Fair Grounds handicapping roundup: Week of March 8
Inside speed bias
Remember when Todd Pletcher sent Intense Holiday from Florida to Fair Grounds to get away from what Pletcher felt was a prevailing speed bias on the Gulfstream main track? Intense Holiday won the Risen Star Stakes and validated Pletcher’s decision, but looking back, one wonders if Pletcher sent Intense Holiday from one speed-biased track to another.
There have been only a few days at this meet during which the main track was as overtly inside-speed-biased as, say, Fountain of Youth Day at Gulfstream, though there have indeed been a few: Feb. 14-15 leap to mind. But I know I have tweeted many race days since the first of the year about a potentially incipient main-track bias: The trend toward inside speed might not have fully developed into a full-blown bias on those cards, but the fact that I have so often found it worthy of mention suggests there has been something going on longer term than isolated incidences.
This really hit home when I was interviewing trainer Tom Amoss regarding Delaunay’s participation in Saturday’s Duncan Kenner. I mentioned that Amoss must have been pleased that Delaunay had drawn post 2 and was outside the rail-drawn super-pace horse Heitai.
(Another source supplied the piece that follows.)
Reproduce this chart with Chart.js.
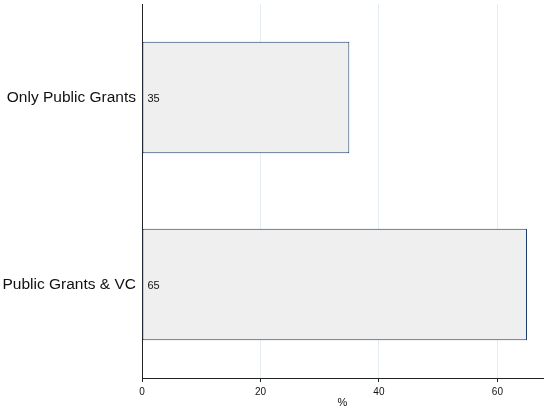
<!DOCTYPE html>
<html>
<head>
<meta charset="utf-8">
<script src="https://cdn.jsdelivr.net/npm/chart.js@4"></script>
<style>
  html, body { margin: 0; padding: 0; background: #fff; }
  #wrap { width: 546px; height: 409px; }
</style>
</head>
<body>
<div id="wrap"><canvas id="myChart" width="546" height="409"></canvas></div>
<script>
const categories = ["Only Public Grants", "Public Grants & VC"];
const shares = [35, 65];
const xTicks = [0, 20, 40, 60];

// writes the value just inside the base of each bar
const valueLabels = {
  id: "valueLabels",
  afterDatasetsDraw(chart) {
    const ctx = chart.ctx;
    const meta = chart.getDatasetMeta(0);
    ctx.save();
    ctx.font = "11px 'Liberation Sans', Arial, sans-serif";
    ctx.fillStyle = "#111";
    ctx.textBaseline = "middle";
    ctx.textAlign = "left";
    meta.data.forEach((bar, i) => {
      ctx.fillText(String(shares[i]), bar.base + 5, bar.y + 1);
    });
    ctx.restore();
  }
};

const ctx = document.getElementById("myChart").getContext("2d");
const chart = new Chart(ctx, {
  type: "bar",
  data: {
    labels: categories,
    datasets: [
      {
        data: shares,
        backgroundColor: "#efefef",
        borderColor: "#1a3d6b",
        borderWidth: 1,
        borderSkipped: false,
        categoryPercentage: 1,
        barPercentage: 0.595
      }
    ]
  },
  options: {
    indexAxis: "y",
    responsive: false,
    animation: false,
    layout: { padding: { top: 4, right: 3, left: 0, bottom: 0 } },
    plugins: {
      legend: { display: false },
      tooltip: { enabled: false }
    },
    scales: {
      x: {
        min: 0,
        max: 67.7,
        afterBuildTicks: axis => {
          axis.ticks = xTicks.map(v => ({ value: v }));
        },
        afterFit: axis => { axis.height = 31; },
        border: { display: true, color: "#222", width: 1 },
        grid: {
          color: c => (c.tick && c.tick.value === 0 ? "rgba(0,0,0,0)" : "#e4edf2"),
          tickColor: "#222",
          tickLength: 4,
          lineWidth: 1
        },
        ticks: {
          color: "#111",
          padding: 4,
          maxRotation: 0,
          font: { family: "'Liberation Sans', Arial, sans-serif", size: 10 }
        },
        title: {
          display: true,
          text: "%",
          color: "#111",
          padding: { top: 0, bottom: -1 },
          font: { family: "'Liberation Sans', Arial, sans-serif", size: 11 }
        }
      },
      y: {
        afterFit: axis => {
          axis.width = 142;
          axis.paddingTop = 0;
          axis.paddingBottom = 0;
        },
        border: { display: true, color: "#222", width: 1 },
        grid: { display: true, drawOnChartArea: false, drawTicks: false },
        ticks: {
          color: "#111",
          padding: 6,
          font: { family: "'Liberation Sans', Arial, sans-serif", size: 15.5 }
        }
      }
    }
  },
  plugins: [valueLabels]
});
</script>
</body>
</html>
On the contrary, Amoss protested: Heitai could easily be long gone as the fastest speed from the rail.
Amoss has been stabling at Fair Grounds for decades.
“I’ve never seen the track as biased as it’s been recently,” he said. “It’s not every single race, but a lot of the time, when a closer wins, it’s when they overcome the bias.”
These remarks came after two days of wet-track racing last Monday and Tuesday, during which speed was undoubtedly good, but everyone knows Amoss is a sharp observer, and I don’t think his take on the bias is coming out of left field.
Just look at the last four-day racing week, from Feb. 27 to last Sunday. There were 28 dirt races during the period, and 16 of them were won by front-runners. Pressers and stalkers accounted for 12 main-track wins. You will notice the absence of a single true closing stretch runner.
“Look, I’ve benefitted from the bias in several cases, too,” Amoss said. “A perfect example is Ten to Midnight.”
The Amoss-trained Ten to Midnight ran in the fifth race Feb. 28. At odds of 5-1, he set what should have been a killing route tempo, 23.14 seconds for the first quarter-mile, and that while under some pressure, but no closers came, and Ten to Midnight won by almost a length. There were nine main-track races that day: Speed horses won seven of them.
Amoss pays heed to such things but said he didn’t know that the track was being maintained differently from in the past. Often in cases of long-period bias, maintenance procedures – unless they’re radical – won’t change much anyway. What’s important for handicappers and bettors to decide is whether this is a trend they want to recognize during the last few weeks of this meet. And to a great extent, that’s probably already happening. I have noticed many horses in recent weeks bet to lower-than-expected odds for no obvious reason other than they possess early speed.
Good stretch for Eramia
What a solid February for a solid jockey, Richard Eramia. Eramia won 19 races during the month, second only to leading rider Rosie Napravnik, who booted home 22 winners, and tied with second-leading rider James Graham. Eramia (ably represented by agent Rick Mocklin) has somewhat stark splits between dirt and turf: He went 2 for 29 on grass during the month compared with 17 for 89 on dirt. But, of course, those stats beg the question of what makes a “turf rider.” Some would answer, “turf horses.”
On the other side of the coin: The Al Stall barn just cannot snap out of a meet-long funk. Stall predicted in November that he wouldn’t have an especially strong winter, but he’s on track to have his lowest Fair Grounds win total in a local career dating to 1992. This is an eminently capable outfit, and I never would have expected such a prolonged lull. There’s a major wake-up coming at some point in the near future, but at this late date in the meet, that might not happen until the stable goes to Kentucky.